Member of the Jharkhand Legislative Assembly
- Incumbent
- Assumed office 23 November 2024
- Preceded by: Satyanand Bhogta
- Constituency: Chatra
- In office 23 December 2009 – 23 December 2014
- Preceded by: Satyanand Bhogta
- Succeeded by: Jay Prakash Singh Bhogta
- Constituency: Chatra
- In office 1995–2000
- Preceded by: Mahendra Prakash Singh Bhogta
- Succeeded by: Satyanand Bhogta
- Constituency: Chatra

Personal details
- Party: LJP(RV)
- Occupation: Politician

= Janardan Paswan =

Indian politician

Janardan Paswan is an Indian politician and three-time elected member from Chatra Vidhan Sabha constituency to Bihar and Jharkhand assembly. First he was elected in year 1995 on the ticket of Janta Dal for Bihar legislative assembly. After the partition of state of Bihar into two states Bihar and Jharkhand on 14 November 2000, BJP won the Chatra seat twice. Then again in year 2024 assembly election Janardan Paswan got the mandate of people of Chatra on the ticket of LJP(RV), and serves his third tenure as MLA in Jharkhand legislative assembly.Then again in year 2009 assembly election Janardan Paswan got the mandate of people of Chatra on the ticket of RJD, and served his second tenure as MLA in Jharkhand legislative assembly.
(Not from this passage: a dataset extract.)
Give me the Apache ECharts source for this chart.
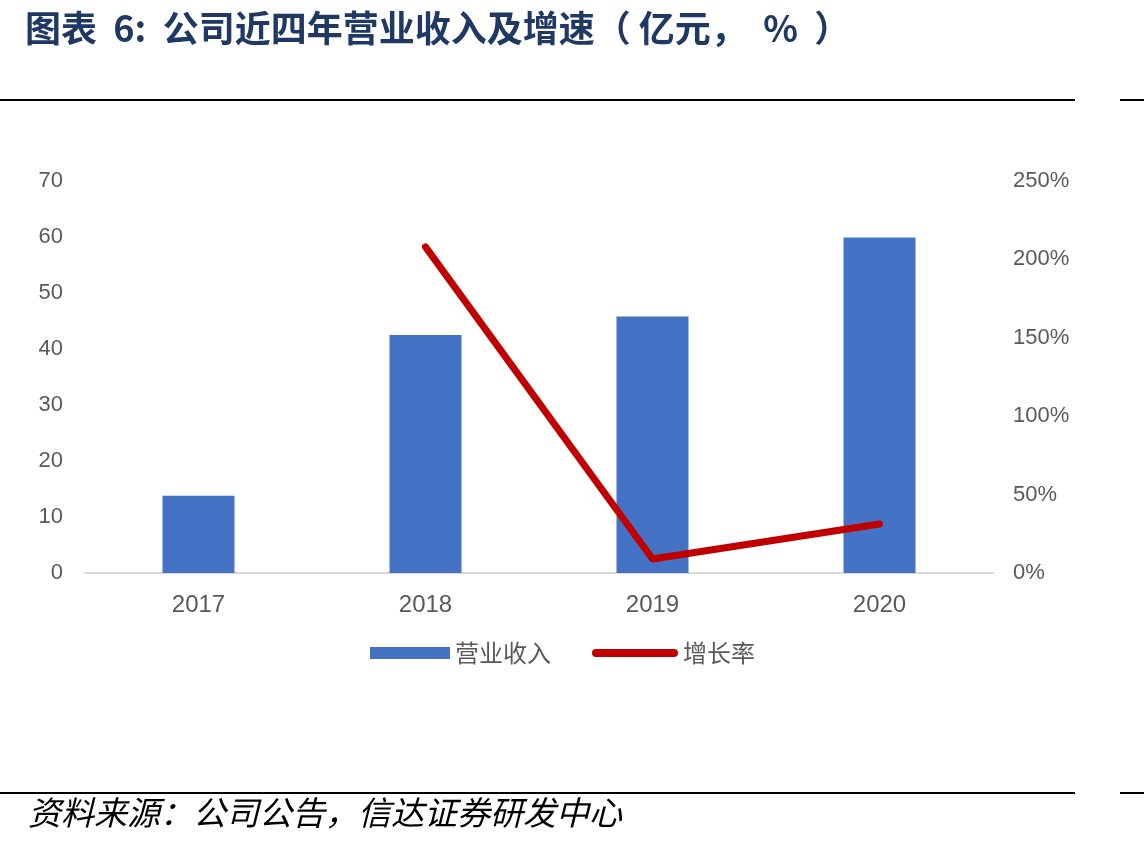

He was born in the Partapur village and completed his schooling from Partapur school. He is a graduate in Sanskrit from KS Sanskrit University, Darbhanga.

He was a prominent face of Rashtriya Janata Dal in Jharkhand state and best known for his good and close relation with RJD supremo Lalu Prasad Yadav.

Before 2019 Jharkhand assembly election he left RJD and joined BJP. He contested 2019 assembly election from Chatra Vishan Sabha seat on the ticket of Bharatiya Janata Party.

In 2024 Assembly elections, he contested on a LJP(RV) ticket and won.